- Citizenship: Ghanaian
- Occupations: TV Presenter/Producer; Actress; Content creator; Media Consultant; Events Consultant; Philanthropist;
- Years active: 1999 – present
- Known for: Restoration with Stacy talk show , Music Music entertainment show, Taxi Driver, I sing of a well, Incomplete, cross my heart
- Spouse: Daniel Kofi Amoateng
- Children: Calista Meusique Amoateng, Beyonce Afia Dankwah Amoateng, Josiah Ian Amoateng
- Awards: RTP awards TV program of the year, Shine awards TV program of the year

= Stacy Amoateng =

Ghanaian media personality and actress

Stacy Amoateng (Anastasia Manuela Amoateng) is television presenter/producer, media consultant, philanthropist and actress from Ghana. She founded a charitable organisation to support women and children in need and has been recognised for her work via a Ghana Peace Award.

== Career ==
Amoateng started her television career in 2000 acting in television series Taxi Driver. In 2002, she hosted talk show Talk Ghana on Tv3. She co-hosted Music Music on TV3 Ghana in 2002 with Bola Ray and resigned in 2012. Amoateng has acted in movies such as I Sing of a Well, Incomplete, Consequences, and Cross my Heart. She also hosted In Touch Africa and In Vogue.

Amoateng is the CEO of Platinum Networks, which produces a television series she hosts, Restoration. She is the executive director of Emklan Media, a content management, and multimedia production firm.
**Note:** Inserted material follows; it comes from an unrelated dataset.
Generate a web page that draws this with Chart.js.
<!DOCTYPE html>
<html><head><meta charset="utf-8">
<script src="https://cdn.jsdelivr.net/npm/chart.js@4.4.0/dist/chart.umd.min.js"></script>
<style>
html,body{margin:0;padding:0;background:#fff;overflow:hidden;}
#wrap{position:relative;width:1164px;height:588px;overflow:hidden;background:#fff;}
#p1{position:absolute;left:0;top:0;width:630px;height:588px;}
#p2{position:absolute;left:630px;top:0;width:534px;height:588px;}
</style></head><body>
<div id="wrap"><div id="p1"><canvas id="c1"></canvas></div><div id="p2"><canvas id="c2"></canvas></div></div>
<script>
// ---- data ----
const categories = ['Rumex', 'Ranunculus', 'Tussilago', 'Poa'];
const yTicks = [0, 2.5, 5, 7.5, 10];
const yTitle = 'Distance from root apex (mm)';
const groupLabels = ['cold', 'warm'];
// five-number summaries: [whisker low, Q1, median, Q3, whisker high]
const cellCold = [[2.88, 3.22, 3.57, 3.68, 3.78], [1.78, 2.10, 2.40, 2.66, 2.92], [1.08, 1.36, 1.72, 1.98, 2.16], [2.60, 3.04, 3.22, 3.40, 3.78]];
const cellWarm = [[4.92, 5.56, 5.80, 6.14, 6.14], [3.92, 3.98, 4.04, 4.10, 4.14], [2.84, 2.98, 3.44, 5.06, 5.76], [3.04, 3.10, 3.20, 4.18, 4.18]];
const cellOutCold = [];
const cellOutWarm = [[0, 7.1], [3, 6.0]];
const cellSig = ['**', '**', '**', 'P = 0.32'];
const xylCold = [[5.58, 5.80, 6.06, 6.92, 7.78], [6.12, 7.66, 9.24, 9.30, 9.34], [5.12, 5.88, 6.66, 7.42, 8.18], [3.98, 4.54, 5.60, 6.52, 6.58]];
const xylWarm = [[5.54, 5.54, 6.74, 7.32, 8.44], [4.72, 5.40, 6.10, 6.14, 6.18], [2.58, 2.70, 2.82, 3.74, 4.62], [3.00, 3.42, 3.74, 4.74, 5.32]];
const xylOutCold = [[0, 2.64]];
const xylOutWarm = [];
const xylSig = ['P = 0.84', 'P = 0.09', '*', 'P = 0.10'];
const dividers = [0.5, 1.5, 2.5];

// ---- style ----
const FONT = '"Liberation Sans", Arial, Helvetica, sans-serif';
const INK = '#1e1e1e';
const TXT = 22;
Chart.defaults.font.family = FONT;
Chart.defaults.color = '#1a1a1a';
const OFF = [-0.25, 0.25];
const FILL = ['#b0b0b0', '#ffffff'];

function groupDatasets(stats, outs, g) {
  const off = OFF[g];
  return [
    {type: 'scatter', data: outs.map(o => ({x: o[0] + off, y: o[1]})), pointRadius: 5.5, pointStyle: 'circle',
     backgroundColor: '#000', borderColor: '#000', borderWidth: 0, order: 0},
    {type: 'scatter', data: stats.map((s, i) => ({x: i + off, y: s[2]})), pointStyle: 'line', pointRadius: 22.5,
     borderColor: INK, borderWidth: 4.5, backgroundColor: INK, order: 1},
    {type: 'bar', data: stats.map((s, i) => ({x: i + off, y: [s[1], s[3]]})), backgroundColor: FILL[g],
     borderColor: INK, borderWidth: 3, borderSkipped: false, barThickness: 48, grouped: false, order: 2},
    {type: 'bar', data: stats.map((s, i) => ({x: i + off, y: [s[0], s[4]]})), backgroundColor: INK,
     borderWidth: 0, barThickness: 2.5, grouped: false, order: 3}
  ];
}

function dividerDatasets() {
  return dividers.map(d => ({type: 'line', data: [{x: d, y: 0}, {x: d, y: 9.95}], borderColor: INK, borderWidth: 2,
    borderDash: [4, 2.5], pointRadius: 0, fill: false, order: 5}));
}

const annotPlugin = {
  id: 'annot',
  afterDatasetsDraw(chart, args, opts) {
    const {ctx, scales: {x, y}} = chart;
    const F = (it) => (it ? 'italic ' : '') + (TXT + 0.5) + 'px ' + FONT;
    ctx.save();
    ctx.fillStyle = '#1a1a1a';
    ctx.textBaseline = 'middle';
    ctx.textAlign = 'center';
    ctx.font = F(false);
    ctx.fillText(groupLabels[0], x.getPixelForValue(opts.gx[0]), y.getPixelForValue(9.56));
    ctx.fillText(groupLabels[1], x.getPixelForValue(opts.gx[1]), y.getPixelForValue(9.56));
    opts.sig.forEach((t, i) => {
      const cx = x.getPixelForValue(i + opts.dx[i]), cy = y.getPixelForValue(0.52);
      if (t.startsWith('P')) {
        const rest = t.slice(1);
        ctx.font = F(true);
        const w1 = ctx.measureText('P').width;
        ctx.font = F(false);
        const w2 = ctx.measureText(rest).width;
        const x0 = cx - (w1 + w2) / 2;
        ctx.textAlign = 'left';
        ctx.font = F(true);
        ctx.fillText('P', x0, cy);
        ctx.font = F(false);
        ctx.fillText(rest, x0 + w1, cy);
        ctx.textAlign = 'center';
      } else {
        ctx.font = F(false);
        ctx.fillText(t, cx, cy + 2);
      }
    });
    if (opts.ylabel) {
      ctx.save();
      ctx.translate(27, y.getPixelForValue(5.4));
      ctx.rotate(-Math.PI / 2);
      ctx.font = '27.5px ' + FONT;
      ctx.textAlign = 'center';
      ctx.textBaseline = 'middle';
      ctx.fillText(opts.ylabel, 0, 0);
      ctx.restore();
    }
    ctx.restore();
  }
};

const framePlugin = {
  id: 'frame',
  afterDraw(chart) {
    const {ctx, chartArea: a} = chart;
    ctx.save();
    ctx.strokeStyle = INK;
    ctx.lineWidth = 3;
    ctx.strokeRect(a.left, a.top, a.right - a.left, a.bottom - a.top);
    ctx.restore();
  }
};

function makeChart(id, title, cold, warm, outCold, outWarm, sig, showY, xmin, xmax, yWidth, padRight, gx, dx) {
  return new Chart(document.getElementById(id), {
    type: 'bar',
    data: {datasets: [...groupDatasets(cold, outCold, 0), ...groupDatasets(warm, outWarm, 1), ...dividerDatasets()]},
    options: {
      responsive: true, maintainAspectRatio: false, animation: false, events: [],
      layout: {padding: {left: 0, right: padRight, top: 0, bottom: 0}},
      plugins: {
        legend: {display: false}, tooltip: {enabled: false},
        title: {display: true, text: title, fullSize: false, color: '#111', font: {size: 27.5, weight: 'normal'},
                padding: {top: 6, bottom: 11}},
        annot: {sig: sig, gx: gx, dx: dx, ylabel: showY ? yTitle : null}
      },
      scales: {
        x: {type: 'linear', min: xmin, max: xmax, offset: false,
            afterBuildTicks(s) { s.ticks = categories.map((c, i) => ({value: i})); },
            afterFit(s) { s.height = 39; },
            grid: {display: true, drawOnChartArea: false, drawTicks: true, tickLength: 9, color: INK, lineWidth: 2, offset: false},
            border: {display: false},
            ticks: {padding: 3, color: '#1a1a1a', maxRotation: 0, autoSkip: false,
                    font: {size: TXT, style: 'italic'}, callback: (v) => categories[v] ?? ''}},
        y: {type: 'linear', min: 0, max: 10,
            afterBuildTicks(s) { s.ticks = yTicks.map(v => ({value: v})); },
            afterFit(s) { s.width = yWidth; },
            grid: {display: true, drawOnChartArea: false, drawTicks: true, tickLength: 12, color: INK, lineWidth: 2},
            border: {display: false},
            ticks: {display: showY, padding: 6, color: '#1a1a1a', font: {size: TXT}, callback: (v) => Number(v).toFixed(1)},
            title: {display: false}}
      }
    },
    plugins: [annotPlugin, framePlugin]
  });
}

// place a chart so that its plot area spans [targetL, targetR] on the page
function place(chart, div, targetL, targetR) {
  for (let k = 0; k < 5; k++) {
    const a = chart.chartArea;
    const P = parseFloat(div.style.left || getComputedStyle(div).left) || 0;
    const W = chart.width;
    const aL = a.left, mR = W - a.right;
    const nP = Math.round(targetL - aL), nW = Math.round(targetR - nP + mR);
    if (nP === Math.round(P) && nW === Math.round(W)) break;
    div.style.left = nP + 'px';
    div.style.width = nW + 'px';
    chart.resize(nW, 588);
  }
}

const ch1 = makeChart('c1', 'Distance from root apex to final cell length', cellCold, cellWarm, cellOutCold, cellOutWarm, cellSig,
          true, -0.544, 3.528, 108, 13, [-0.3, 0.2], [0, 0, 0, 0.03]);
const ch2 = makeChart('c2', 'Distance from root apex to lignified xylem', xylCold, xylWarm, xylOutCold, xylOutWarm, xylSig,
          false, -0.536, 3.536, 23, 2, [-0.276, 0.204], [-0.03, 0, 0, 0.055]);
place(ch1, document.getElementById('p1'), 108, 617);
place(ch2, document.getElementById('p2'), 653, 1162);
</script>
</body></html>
She is the founder of Showbiz Honours, an awards scheme for celebrities who give back to the society, and The Restoration With Stacy Foundation, which gives focus to empowering women and young girls with a campaign called The Luv Project. The Luv Project gives support to women and girls going through various forms of abuse. She raised Ghc 40,000.00 for plastic surgery for a woman whose partner poured acid on her. She supports needy children in school, gives accommodation to single mothers and counsels young girls on how to be empowered and live their dreams to the fullest. She does these by touring schools and having sessions with the students.

=== Recognition ===

- Humanitarian Award 2019- World Philanthropist Forum
- TV program of the year 2019- African Gospel Awards
- Personality of the year 2018 - RTP Awards
- Female Presenter of the year 2018 - RTP Awards
- TV Program of the year (Restoration with Stacy) - RTP Awards
- TV Presenter of the year 2018 - Shine Awards
- TV Program of the year 2018 - Shine Awards
- GOLD Award for Media Excellence 2018 - Foklex Media Awards
- Humanitarian Service Laureate 2017 - Ghana Peace Awards
- TV Developmental show of the year 2017- RTP Awards
- Ultimate Woman 2016 for her excellence in Media and Humanitarian courses.
- Most Entertaining Female Presenter 2016 - RTP Awards
- Most Entertaining Female Presenter 2015 - RTP Awards
- Honorary Degree in Media Relations 2015 - Achievers university College, Spain
- Most Entertaining Female Presenter 2011 - RTP Awards
- Royalty of Sunyani for her Excellence in Media.
- Ghana Peace Awards Humanitarian Service Laureate, 2017
- Winner, “TV Development Show Host Of The Year 2016-2017', RTP Awards, 2017
- RTP Personality awards 2018
- RTP Personality Of The Year 2019–2020.
- Radio and Television Personalities Awards TV Development Show Host Of The Year 2019–2020.

== Personal life ==
On 28 May 2005 Stacy married broadcaster, creative director and musician Daniel Kofi Amoateng (Quophi Okyeame). They have three children, two girls, Calista Meusique Amoateng, Beyonce Afia Dankwah Amoateng and a boy, Josiah Ian Kobby Amoateng.